Dance Heginbotham; Photo credit: © Julie Lemberger/www.julielemberger.com 

Visual gags hopscotch through the evening. In Sinfonia (an excerpt from The Principles of Uncertainty), Lopes and John Eirich crest through gentle lifts behind the doorway to Buttenwieser Hall, literally framing the romantic interlude as a moving portrait. During Rockefellers, Eirich and Jones prance in profile with flexed feet and wrists — just a couple of hieroglyphics that have come to life. In my favorite, the droll Old-Fashioned, Heginbotham mimes spit shining Sullivan’s shoe, these two frenemies in the midst of anything-you-can-do-I-can-do-better shenanigans.

John Heginbotham stands with his leg outstreched.

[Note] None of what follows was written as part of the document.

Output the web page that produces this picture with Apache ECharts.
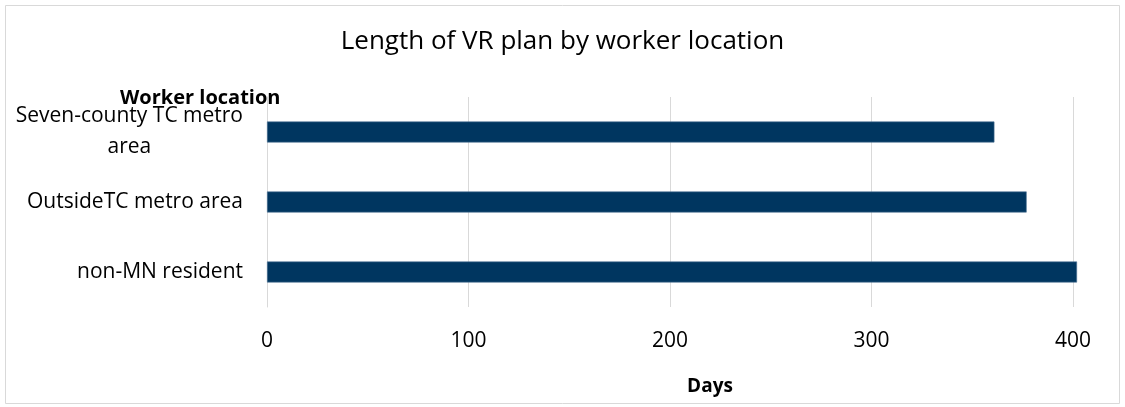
<!DOCTYPE html>
<html><head><meta charset="utf-8">
<script src="https://cdn.jsdelivr.net/npm/echarts@6/dist/echarts.min.js"></script>
<style>html,body{margin:0;padding:0;background:#fff}#c{width:1125px;height:407px}</style>
</head><body><div id="c"></div>
<script>
const categories = ['Seven-county TC metro area', 'OutsideTC metro area', 'non-MN resident'];
const days = [361, 377, 402];
const xTicks = [0, 100, 200, 300, 400];

const FONT = '"Open Sans", "Liberation Sans", sans-serif';
const chart = echarts.init(document.getElementById('c'));
chart.setOption({
  animation: false,
  backgroundColor: '#fff',
  textStyle: { fontFamily: FONT, color: '#000' },
  title: {
    text: 'Length of VR plan by worker location',
    left: 'center', top: 24,
    textStyle: { fontFamily: FONT, fontSize: 26, fontWeight: 'normal', color: '#000' }
  },
  graphic: [
    { type: 'rect', shape: { x: 5.5, y: 5.5, width: 1114, height: 398 }, style: { fill: 'none', stroke: '#d9d9d9', lineWidth: 1 }, silent: true },
    { type: 'text', left: 120, top: 88, style: { text: 'Worker location', font: 'bold 20px ' + FONT, fill: '#000' } }
  ],
  grid: { left: 267, right: 52, top: 97, bottom: 100, containLabel: false },
  xAxis: {
    type: 'value', min: xTicks[0], max: xTicks[xTicks.length - 1], interval: 100,
    name: 'Days', nameLocation: 'middle', nameGap: 70,
    nameTextStyle: { fontFamily: FONT, fontSize: 19, fontWeight: 'bold', color: '#000', padding: [0, 0, 0, 80] },
    axisLine: { show: false }, axisTick: { show: false },
    axisLabel: { fontFamily: FONT, fontSize: 21, color: '#000', margin: 24 },
    splitLine: { show: true, lineStyle: { color: '#d9d9d9', width: 1 } }
  },
  yAxis: {
    type: 'category', data: categories, inverse: true,
    axisLine: { show: true, lineStyle: { color: '#d9d9d9' } },
    axisTick: { show: false },
    axisLabel: {
      margin: 24, fontFamily: FONT, fontSize: 21, color: '#000',
      formatter: function (v) {
        if (v === categories[0]) return '{c|Seven-county TC metro}\n{c|area}';
        return '{c|' + v + '}';
      },
      rich: { c: { fontFamily: FONT, fontSize: 21, color: '#000', align: 'center', lineHeight: 31 } }
    }
  },
  series: [{
    type: 'bar', data: days, barWidth: 21, clip: false,
    itemStyle: { color: '#003660', borderColor: '#4f7396', borderWidth: 0.6 }
  }]
});
</script></body></html>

He holds onto it by a door handle that is sewn to the leg of his pant.
John Heginbotham; Photo credit: © Julie Lemberger/www.julielemberger.com 

Under the deadpan grins and knowing winks lurks sadness. Near the end, Heginbotham takes the stage for the sole solo, Salty Dog (choreography by Maile Okamura), a drawer handle fastened to his pant leg. Using this handle, he hoists his leg up for a promenade. With no partner off whom to play, the mood — his, mine, maybe everyone’s — slips to one of melancholia. Two is better than one, Heginbotham seems to be implying. It halves the effort and doubles the fun.